** start of SOURCE DATA **
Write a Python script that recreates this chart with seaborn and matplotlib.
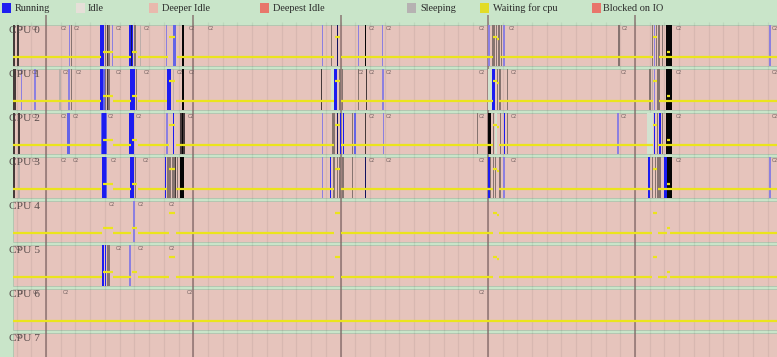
import numpy as np
import pandas as pd
import matplotlib
matplotlib.use("Agg")
import matplotlib.pyplot as plt
from matplotlib.patches import Rectangle
import seaborn as sns

sns.set_theme(style="white")
plt.rcParams['font.family'] = ['Liberation Serif', 'DejaVu Serif']

# ---------------- data ----------------
states = ["Running", "Idle", "Deeper Idle", "Deepest Idle", "Sleeping", "Waiting for cpu", "Blocked on IO"]
state_colors = ["#1f1ff0", "#e6dfd8", "#e8b9ad", "#e8766b", "#b6b2b2", "#e2dc26", "#e8766b"]
cpus = ["CPU 0", "CPU 1", "CPU 2", "CPU 3", "CPU 4", "CPU 5", "CPU 6", "CPU 7"]

trace_start = -2.24   # ms
trace_end = 49.64     # ms

# slice kinds -> colour
kind_colors = {
    "run": "#1c1cf0", "runl": "#6464e6", "thin": "#8c80e0", "gray": "#867470",
    "lgray": "#bcaeaa", "dark": "#463a3a", "navy": "#12125e", "black": "#050505",
    "idle": "#d2e2d0",
}

# (start ms, duration ms, kind)
cpu0_slices = [
    (-2.22, 0.07, "dark"), (-1.94, 0.07, "dark"),
    (1.54, 0.07, "thin"), (1.70, 0.07, "gray"),
    (3.67, 0.27, "run"), (4.01, 0.07, "gray"), (4.12, 0.07, "dark"), (4.23, 0.07, "gray"), (4.48, 0.07, "thin"),
    (5.66, 0.27, "run"), (5.77, 0.06, "navy"), (5.98, 0.13, "gray"), (6.38, 0.07, "lgray"),
    (8.15, 0.07, "thin"), (8.62, 0.21, "runl"), (9.24, 0.13, "black"),
    (18.72, 0.07, "thin"), (19.35, 0.07, "gray"), (19.74, 0.07, "navy"), (21.19, 0.07, "thin"),
    (21.66, 0.07, "black"), (22.82, 0.07, "thin"),
    (30.04, 0.07, "thin"), (30.27, 0.07, "gray"), (30.38, 0.07, "gray"), (30.56, 0.07, "gray"),
    (30.72, 0.07, "gray"), (30.88, 0.07, "gray"), (31.06, 0.07, "thin"),
    (38.87, 0.07, "gray"), (41.13, 0.07, "gray"), (41.29, 0.07, "thin"), (41.42, 0.07, "gray"),
    (41.58, 0.07, "gray"), (41.81, 0.07, "gray"), (42.11, 0.38, "black"),
    (49.12, 0.07, "thin"),
]
cpu1_slices = [
    (-2.22, 0.07, "dark"), (-2.11, 0.07, "dark"), (-1.72, 0.07, "thin"), (-0.79, 0.07, "thin"),
    (0.90, 0.07, "lgray"), (1.51, 0.07, "thin"), (1.70, 0.07, "gray"),
    (3.67, 0.22, "run"), (3.89, 0.08, "runl"), (4.01, 0.07, "gray"), (4.12, 0.07, "dark"), (4.23, 0.07, "gray"),
    (5.70, 0.34, "run"), (6.11, 0.07, "gray"),
    (8.20, 0.27, "run"), (8.60, 0.07, "lgray"), (9.22, 0.15, "black"),
    (18.68, 0.07, "dark"), (19.35, 0.23, "idle"), (19.58, 0.20, "run"), (19.92, 0.07, "gray"),
    (20.08, 0.07, "gray"), (21.19, 0.07, "gray"), (21.71, 0.07, "dark"), (22.84, 0.07, "thin"),
    (30.04, 0.23, "idle"), (30.31, 0.18, "run"), (30.61, 0.07, "gray"), (30.78, 0.07, "gray"), (31.29, 0.07, "gray"),
    (40.97, 0.07, "gray"), (41.13, 0.07, "lgray"), (41.29, 0.07, "thin"), (41.47, 0.07, "gray"),
    (41.58, 0.07, "gray"), (42.08, 0.41, "black"),
]
cpu2_slices = [
    (-2.22, 0.07, "dark"), (-1.88, 0.07, "dark"),
    (1.41, 0.22, "runl"),
    (3.74, 0.05, "runl"), (3.78, 0.29, "run"), (4.07, 0.07, "runl"),
    (5.66, 0.32, "run"),
    (8.15, 0.11, "thin"), (8.60, 0.11, "run"), (9.10, 0.34, "dark"), (9.22, 0.08, "black"),
    (18.72, 0.07, "thin"), (19.40, 0.07, "gray"), (19.51, 0.07, "gray"), (19.74, 0.07, "navy"),
    (19.97, 0.07, "run"), (20.15, 0.07, "run"), (20.76, 0.07, "gray"), (20.94, 0.07, "runl"),
    (21.66, 0.07, "dark"), (22.87, 0.07, "thin"),
    (29.25, 0.07, "gray"), (30.04, 0.16, "black"), (30.34, 0.07, "gray"), (30.49, 0.12, "idle"),
    (30.83, 0.07, "gray"), (31.10, 0.07, "run"), (31.29, 0.07, "gray"),
    (38.80, 0.07, "thin"),
    (40.84, 0.40, "idle"), (41.29, 0.07, "run"), (41.47, 0.07, "gray"), (41.65, 0.12, "run"),
    (41.81, 0.07, "gray"), (42.08, 0.41, "black"),
]
cpu3_slices = [
    (-2.22, 0.07, "dark"), (-1.88, 0.07, "lgray"),
    (3.78, 0.30, "run"), (4.08, 0.08, "runl"),
    (5.70, 0.28, "run"), (6.04, 0.07, "gray"),
    (8.08, 0.07, "run"), (8.20, 0.07, "gray"), (8.31, 0.07, "gray"), (8.42, 0.07, "gray"), (8.54, 0.07, "gray"),
    (8.65, 0.07, "gray"), (8.76, 0.07, "dark"), (8.88, 0.07, "gray"), (9.10, 0.27, "black"),
    (18.72, 0.07, "thin"), (19.29, 0.07, "run"), (19.51, 0.07, "gray"), (19.74, 0.07, "gray"),
    (19.92, 0.07, "gray"), (20.08, 0.07, "gray"), (20.17, 0.07, "gray"), (20.76, 0.07, "gray"), (21.66, 0.07, "navy"),
    (30.04, 0.07, "run"), (30.15, 0.07, "gray"), (30.34, 0.07, "gray"), (30.49, 0.07, "gray"),
    (30.78, 0.07, "gray"), (31.06, 0.07, "thin"),
    (40.90, 0.07, "run"), (41.13, 0.07, "gray"), (41.35, 0.07, "gray"), (41.51, 0.07, "gray"),
    (41.65, 0.07, "gray"), (41.99, 0.16, "run"), (42.15, 0.34, "black"),
    (49.12, 0.07, "thin"),
]
cpu4_slices = [(5.93, 0.07, "thin")]
cpu5_slices = [(3.78, 0.16, "run"), (4.01, 0.07, "run"), (4.12, 0.07, "gray"), (4.24, 0.07, "gray"), (5.66, 0.07, "thin")]
cpu6_slices = []
cpu7_slices = []
slices = [cpu0_slices, cpu1_slices, cpu2_slices, cpu3_slices, cpu4_slices, cpu5_slices, cpu6_slices, cpu7_slices]

# waiting-for-cpu spans on the main track (start ms, end ms)
wait0 = [(-2.22, 3.74), (4.57, 5.77), (6.25, 8.29), (8.88, 19.58), (20.01, 30.34), (30.83, 41.20), (41.65, 49.64)]
wait1 = [(-2.22, 3.74), (4.53, 5.75), (6.23, 8.20), (8.83, 19.58), (20.03, 30.34), (30.78, 41.20), (41.65, 49.64)]
wait2 = [(-2.22, 3.74), (4.57, 5.77), (6.23, 8.37), (8.83, 19.58), (20.01, 30.34), (30.78, 41.20), (41.58, 49.64)]
wait3 = [(-2.22, 3.74), (4.57, 5.77), (6.23, 8.20), (8.83, 19.58), (20.03, 30.34), (30.78, 41.13), (41.58, 49.64)]
wait4 = [(-2.22, 3.78), (4.57, 5.77), (6.23, 8.37), (8.83, 19.58), (20.03, 30.38), (30.78, 41.17), (41.58, 42.15), (42.38, 49.64)]
wait5 = [(-2.22, 3.78), (4.57, 5.77), (6.23, 8.37), (8.83, 19.58), (20.03, 30.38), (30.78, 41.17), (41.58, 42.15), (42.38, 49.64)]
wait6 = [(-2.22, 49.64)]
wait7 = []
waits = [wait0, wait1, wait2, wait3, wait4, wait5, wait6, wait7]

# short waiting spans on upper sub-tracks (level 1 = mid, 2 = high, 3 = high-lower)
wait_mid = [(3.85, 4.53), (5.82, 6.20), (42.17, 42.38)]
wait_high = [(8.35, 8.76), (19.63, 19.97), (30.38, 30.61), (41.20, 41.51)]
wait_high2 = [(30.61, 30.78)]
dash_cpus = [0, 1, 2, 3, 4, 5]

# C-state "C2" markers (ms)
c2_marks = [
    [-1.97, -1.02, 0.95, 1.83, 4.69, 6.59, 9.64, 10.93, 21.87, 23.02, 29.34, 31.38, 39.05, 42.72, 49.28],
    [-1.97, -1.02, 1.09, 1.97, 4.69, 6.59, 8.83, 9.64, 21.12, 21.87, 23.02, 29.34, 31.51, 38.98, 42.72, 49.28],
    [-1.02, 0.95, 1.77, 4.14, 6.04, 9.58, 21.87, 23.02, 29.34, 31.51, 38.98, 42.72, 49.28],
    [-1.02, 0.95, 1.77, 4.35, 6.52, 21.87, 23.02, 29.34, 31.51, 42.72, 49.28],
    [4.21, 6.18, 8.29],
    [-2.11, 4.69, 6.18, 8.29],
    [-1.97, -0.95, 1.09, 9.51, 29.34],
    [-2.11],
]

# ---------------- layout ----------------
W, H = 777, 357
BG = "#c9e5c9"
PINK = "#e6c4bc"
YELLOW = "#ebe41c"
LEFT_PX = 13
LANE_TOP0, LANE_STEP, LANE_H = 25.3, 44.0, 41.0
LEVEL_OFF = {0: 31.2, 1: 27.0, 2: 11.2, 3: 13.2}
MIN_PX = 1.3

ms_per_px = (trace_end - trace_start) / (W - LEFT_PX)

fig = plt.figure(figsize=(W / 100, H / 100), dpi=100, facecolor=BG)
ax = fig.add_axes([0, 0, 1, 1])
ax.set_facecolor(BG)


def lane_top(i):
    return LANE_TOP0 + LANE_STEP * i


# lanes
for i in range(len(cpus)):
    ax.add_patch(Rectangle((trace_start, lane_top(i)), trace_end - trace_start + 1, LANE_H,
                           facecolor=PINK, edgecolor="#aec4ae", lw=0.6, zorder=1))

# minor grid
for t in np.arange(np.ceil(trace_start), trace_end, 1.0):
    ax.vlines(t, 22, H, color="k", alpha=0.065, lw=0.9, zorder=1.5)

# slices (drawn at least MIN_PX wide, as trace viewers do)
for i, sl in enumerate(slices):
    for kind in kind_colors:
        segs = [(s, max(d, MIN_PX * ms_per_px)) for (s, d, k) in sl if k == kind]
        if segs:
            ax.broken_barh(segs, (lane_top(i), LANE_H), facecolors=kind_colors[kind], lw=0, zorder=3)

# major grid
for t in np.arange(0, trace_end, 10.0):
    ax.vlines(t, 15, H, color="#7e6464", alpha=0.85, lw=1.1, zorder=2.5)

# waiting for cpu (seaborn lines)
rows = []
seg_id = 0
for i, segs in enumerate(waits):
    for (a, b) in segs:
        y = lane_top(i) + LEVEL_OFF[0]
        rows += [(seg_id, a, y), (seg_id, b, y)]
        seg_id += 1
for i in dash_cpus:
    for lvl, segs in ((1, wait_mid), (2, wait_high), (3, wait_high2)):
        for (a, b) in segs:
            y = lane_top(i) + LEVEL_OFF[lvl]
            rows += [(seg_id, a, y), (seg_id, b, y)]
            seg_id += 1
wdf = pd.DataFrame(rows, columns=["seg", "t", "y"])
sns.lineplot(data=wdf, x="t", y="y", units="seg", estimator=None, sort=False,
             color=YELLOW, lw=1.6, ax=ax, legend=False, zorder=4, solid_capstyle="butt")

# C2 labels
for i, marks in enumerate(c2_marks):
    for t in marks:
        ax.text(t + 0.5 * ms_per_px, lane_top(i) + 3.6, "C2", fontsize=3.4, color="#6c5c5c",
                va="center", ha="left", family="DejaVu Sans", zorder=5)

ax.set_xlim(trace_start - LEFT_PX * ms_per_px, trace_end)
ax.set_ylim(H, 0)
ax.axis("off")

# overlay in pixel units for labels and legend
lay = fig.add_axes([0, 0, 1, 1])
lay.set_xlim(0, W)
lay.set_ylim(H, 0)
lay.axis("off")
lay.patch.set_alpha(0)

for i, name in enumerate(cpus):
    lay.text(9.3, lane_top(i) + 5.6, name, fontsize=8.2, color="#4e4444", alpha=0.92,
             va="center", ha="left", zorder=10)

sq_x = [2, 76, 149, 260, 407, 480, 592]
tx_x = [15, 88, 162, 273, 420, 493, 603]
for name, col, sx, tx in zip(states, state_colors, sq_x, tx_x):
    lay.add_patch(Rectangle((sx, 3.2), 8.5, 9.6, facecolor=col, lw=0))
    lay.text(tx, 8.6, name, fontsize=7.4, color="#2a2a2a", va="center", ha="left")

fig.savefig("out.png", dpi=100, facecolor=BG)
** end of SOURCE DATA **
▸ TO BE DONE
From the first line of the listing above, repeat every line through the one holding "plt.rcParams['font.family'] = ['Liberation". Both ends count, and pictures stay out.

▸ SOLUTION
Write a Python script that recreates this chart with seaborn and matplotlib.
import numpy as np
import pandas as pd
import matplotlib
matplotlib.use("Agg")
import matplotlib.pyplot as plt
from matplotlib.patches import Rectangle
import seaborn as sns

sns.set_theme(style="white")
plt.rcParams['font.family'] = ['Liberation Serif', 'DejaVu Serif']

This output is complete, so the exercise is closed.